2. The method of claim 1, wherein the parameters comprise to at least one of: spatial prediction, sub-band directional signals synthesis, and parametric ambience replication.

3. The method of claim 1, wherein the enhancement side information includes information that allows prediction of missing portions of the sound or sound field from directional signals.

4. The method of claim 1, further comprising: determining, for each layer, whether the respective layer has been validly received; and determining a layer index of a layer immediately below a lowest layer that has not been validly received.

5. The method of claim 4, further comprising determining a further layer index that is either equal to the layer index or that indicates omission of enhancement side information during decoding.

6. The method of claim 1, wherein the base layer includes at least one portion of additional basic side information corresponding to the respective layer and including information that specifies decoding of one or more components among the components assigned to the respective layer in dependence on other components assigned to the respective layer and any layers lower than the respective layer, the method comprising, for each portion of additional basic side information: decoding the portion of additional basic side information by referring to the components assigned to its respective layer and any layers lower than the respective layer; and correcting the portion of additional basic side information by referring to the components assigned to the highest usable hierarchical enhancement layer and any layers between the highest usable hierarchical enhancement layer and the respective layer, wherein the basic reconstructed sound representation is obtained from the components assigned to the highest usable hierarchical enhancement layer and any layers lower than the highest usable hierarchical enhancement layer, using the basic side information and corrected portions of additional basic side information obtained from portions of additional basic side information corresponding to layers up to the highest usable hierarchical enhancement layer.

7. A non-transitory carrier medium carrying computer executable code that, when executed on a processor, causes the processor to perform a method according to claim 1.

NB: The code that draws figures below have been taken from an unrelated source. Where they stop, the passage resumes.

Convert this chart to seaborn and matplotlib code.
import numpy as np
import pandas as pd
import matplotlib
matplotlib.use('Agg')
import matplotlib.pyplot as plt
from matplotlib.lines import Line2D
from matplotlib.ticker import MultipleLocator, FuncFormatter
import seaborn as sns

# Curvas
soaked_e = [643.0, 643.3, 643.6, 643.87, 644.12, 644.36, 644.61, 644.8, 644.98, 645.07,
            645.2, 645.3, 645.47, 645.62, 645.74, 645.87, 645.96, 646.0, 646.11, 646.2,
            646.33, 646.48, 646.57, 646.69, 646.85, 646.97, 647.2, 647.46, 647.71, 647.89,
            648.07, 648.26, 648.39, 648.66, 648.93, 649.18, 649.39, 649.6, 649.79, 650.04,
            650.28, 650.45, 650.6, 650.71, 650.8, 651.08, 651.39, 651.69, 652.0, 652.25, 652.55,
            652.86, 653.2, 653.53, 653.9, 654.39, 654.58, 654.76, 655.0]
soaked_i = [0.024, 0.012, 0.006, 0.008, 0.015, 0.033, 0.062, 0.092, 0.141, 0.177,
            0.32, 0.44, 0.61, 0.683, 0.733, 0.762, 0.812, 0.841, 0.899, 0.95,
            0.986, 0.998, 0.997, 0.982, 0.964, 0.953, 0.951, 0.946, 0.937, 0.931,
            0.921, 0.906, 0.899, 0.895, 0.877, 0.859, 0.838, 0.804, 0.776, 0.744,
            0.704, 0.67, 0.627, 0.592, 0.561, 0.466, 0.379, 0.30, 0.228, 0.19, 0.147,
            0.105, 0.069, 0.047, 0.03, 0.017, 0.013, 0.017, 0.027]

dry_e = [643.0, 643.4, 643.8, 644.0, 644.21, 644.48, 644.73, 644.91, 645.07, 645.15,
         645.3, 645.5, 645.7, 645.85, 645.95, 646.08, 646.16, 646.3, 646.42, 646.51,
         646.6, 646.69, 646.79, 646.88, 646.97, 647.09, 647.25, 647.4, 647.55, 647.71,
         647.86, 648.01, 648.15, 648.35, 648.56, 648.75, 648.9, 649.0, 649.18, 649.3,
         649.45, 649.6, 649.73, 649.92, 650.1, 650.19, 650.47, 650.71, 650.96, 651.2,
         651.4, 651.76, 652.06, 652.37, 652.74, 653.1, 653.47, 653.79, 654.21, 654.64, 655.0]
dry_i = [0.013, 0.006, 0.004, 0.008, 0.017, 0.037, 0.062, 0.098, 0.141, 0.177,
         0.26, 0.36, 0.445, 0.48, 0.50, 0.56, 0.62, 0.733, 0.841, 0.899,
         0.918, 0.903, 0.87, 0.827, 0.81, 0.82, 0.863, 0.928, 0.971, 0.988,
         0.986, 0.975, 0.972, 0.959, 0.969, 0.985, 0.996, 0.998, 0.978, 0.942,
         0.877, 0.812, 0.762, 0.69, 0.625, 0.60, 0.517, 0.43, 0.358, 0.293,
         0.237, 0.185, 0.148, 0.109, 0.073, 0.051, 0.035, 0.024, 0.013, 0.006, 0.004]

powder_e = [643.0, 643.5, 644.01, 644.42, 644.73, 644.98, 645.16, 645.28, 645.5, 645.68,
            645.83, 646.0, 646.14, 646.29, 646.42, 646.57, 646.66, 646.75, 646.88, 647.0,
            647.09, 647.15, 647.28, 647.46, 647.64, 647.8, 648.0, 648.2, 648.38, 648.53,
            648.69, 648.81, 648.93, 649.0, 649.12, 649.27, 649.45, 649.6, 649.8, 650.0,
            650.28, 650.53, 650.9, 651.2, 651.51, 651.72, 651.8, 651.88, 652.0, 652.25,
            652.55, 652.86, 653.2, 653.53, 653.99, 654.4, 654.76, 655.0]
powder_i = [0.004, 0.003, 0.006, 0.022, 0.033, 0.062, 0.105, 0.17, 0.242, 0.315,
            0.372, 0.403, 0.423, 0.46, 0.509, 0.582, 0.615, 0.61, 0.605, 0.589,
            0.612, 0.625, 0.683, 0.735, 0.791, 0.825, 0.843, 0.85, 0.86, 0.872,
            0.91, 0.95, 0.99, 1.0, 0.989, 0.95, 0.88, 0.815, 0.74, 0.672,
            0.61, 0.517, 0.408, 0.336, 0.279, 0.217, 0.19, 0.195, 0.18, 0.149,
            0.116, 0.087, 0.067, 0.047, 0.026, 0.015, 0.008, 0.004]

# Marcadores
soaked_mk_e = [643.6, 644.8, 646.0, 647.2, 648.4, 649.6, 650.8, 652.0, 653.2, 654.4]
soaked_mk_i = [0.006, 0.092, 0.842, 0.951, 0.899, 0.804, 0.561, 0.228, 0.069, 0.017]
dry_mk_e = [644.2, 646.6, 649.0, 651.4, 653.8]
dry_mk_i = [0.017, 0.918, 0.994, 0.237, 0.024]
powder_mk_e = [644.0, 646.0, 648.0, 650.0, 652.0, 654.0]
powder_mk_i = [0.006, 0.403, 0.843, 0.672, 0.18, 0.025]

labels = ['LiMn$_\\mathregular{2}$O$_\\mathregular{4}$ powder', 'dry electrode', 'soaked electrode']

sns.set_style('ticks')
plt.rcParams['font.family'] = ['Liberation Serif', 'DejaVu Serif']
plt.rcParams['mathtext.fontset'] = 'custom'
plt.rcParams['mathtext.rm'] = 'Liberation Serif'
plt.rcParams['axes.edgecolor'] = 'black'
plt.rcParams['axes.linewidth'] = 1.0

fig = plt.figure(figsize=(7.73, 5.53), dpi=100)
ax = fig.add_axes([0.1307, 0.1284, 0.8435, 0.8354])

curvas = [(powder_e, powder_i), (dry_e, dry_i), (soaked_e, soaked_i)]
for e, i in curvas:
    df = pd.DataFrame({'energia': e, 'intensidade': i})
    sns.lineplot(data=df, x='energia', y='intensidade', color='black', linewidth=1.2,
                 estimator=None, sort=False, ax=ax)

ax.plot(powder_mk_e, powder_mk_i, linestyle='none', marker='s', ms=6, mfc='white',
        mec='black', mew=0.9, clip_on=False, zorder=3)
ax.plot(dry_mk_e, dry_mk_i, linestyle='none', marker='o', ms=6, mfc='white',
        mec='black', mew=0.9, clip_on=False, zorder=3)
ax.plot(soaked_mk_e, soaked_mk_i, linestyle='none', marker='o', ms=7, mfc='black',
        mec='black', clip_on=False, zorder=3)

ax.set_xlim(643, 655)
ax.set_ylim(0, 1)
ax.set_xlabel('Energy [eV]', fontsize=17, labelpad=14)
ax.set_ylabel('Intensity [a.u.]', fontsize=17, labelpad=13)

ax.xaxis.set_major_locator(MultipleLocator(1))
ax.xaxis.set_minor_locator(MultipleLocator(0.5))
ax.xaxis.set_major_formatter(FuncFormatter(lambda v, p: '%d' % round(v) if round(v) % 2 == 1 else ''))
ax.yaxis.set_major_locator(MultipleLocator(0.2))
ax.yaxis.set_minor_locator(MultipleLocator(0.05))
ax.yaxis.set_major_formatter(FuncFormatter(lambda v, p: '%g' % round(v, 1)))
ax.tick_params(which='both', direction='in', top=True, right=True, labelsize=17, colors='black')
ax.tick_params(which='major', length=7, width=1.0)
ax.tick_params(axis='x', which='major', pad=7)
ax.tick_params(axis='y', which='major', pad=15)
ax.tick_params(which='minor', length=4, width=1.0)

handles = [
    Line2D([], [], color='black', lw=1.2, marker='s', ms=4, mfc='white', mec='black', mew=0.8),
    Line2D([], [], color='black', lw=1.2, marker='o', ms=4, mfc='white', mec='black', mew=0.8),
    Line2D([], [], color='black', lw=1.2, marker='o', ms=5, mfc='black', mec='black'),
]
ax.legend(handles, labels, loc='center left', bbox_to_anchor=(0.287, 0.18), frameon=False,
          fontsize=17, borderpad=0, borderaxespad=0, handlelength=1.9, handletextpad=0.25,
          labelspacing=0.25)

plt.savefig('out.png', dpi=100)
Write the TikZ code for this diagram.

8. An apparatus for decoding a compressed Higher Order Ambisonics (HOA) representation of a sound or sound field, the apparatus comprising: a receiver for receiving a bit stream containing the compressed HOA representation, wherein the bit stream comprises a plurality of hierarchical layers that include a base layer and two or more hierarchical enhancement layers, wherein the bit stream comprises at least a data payload corresponding to the plurality of hierarchical layers, and wherein the bit stream further comprises basic side information that is associated with the base layer and enhancement side information that is associated with the two or more hierarchical enhancement layers, wherein the plurality of hierarchical layers have assigned thereto components of the compressed HOA representation of the sound or sound field, wherein the two or more hierarchical enhancement layers comprises a highest usable hierarchical enhancement layer, and wherein each of the two or more hierarchical enhancement layers include a portion of the enhancement side information including parameters for improving a basic reconstructed sound representation obtainable from data included in a respective layer and any layers lower than the respective layer; and a processor for determining that a parameter CodedVVecLength does not equal 1, and based on this determination, determining that all components of a vector corresponding to the compressed HOA representation are provided; and a decoder for decoding the compressed HOA representation based on the basic side information that is associated with the base layer and based on the portion of the enhancement side information that is associated with the highest usable hierarchical enhancement layer, and not based on a second portion of the enhancement side information that is associated with any other layer of the two or more hierarchical enhancement layers.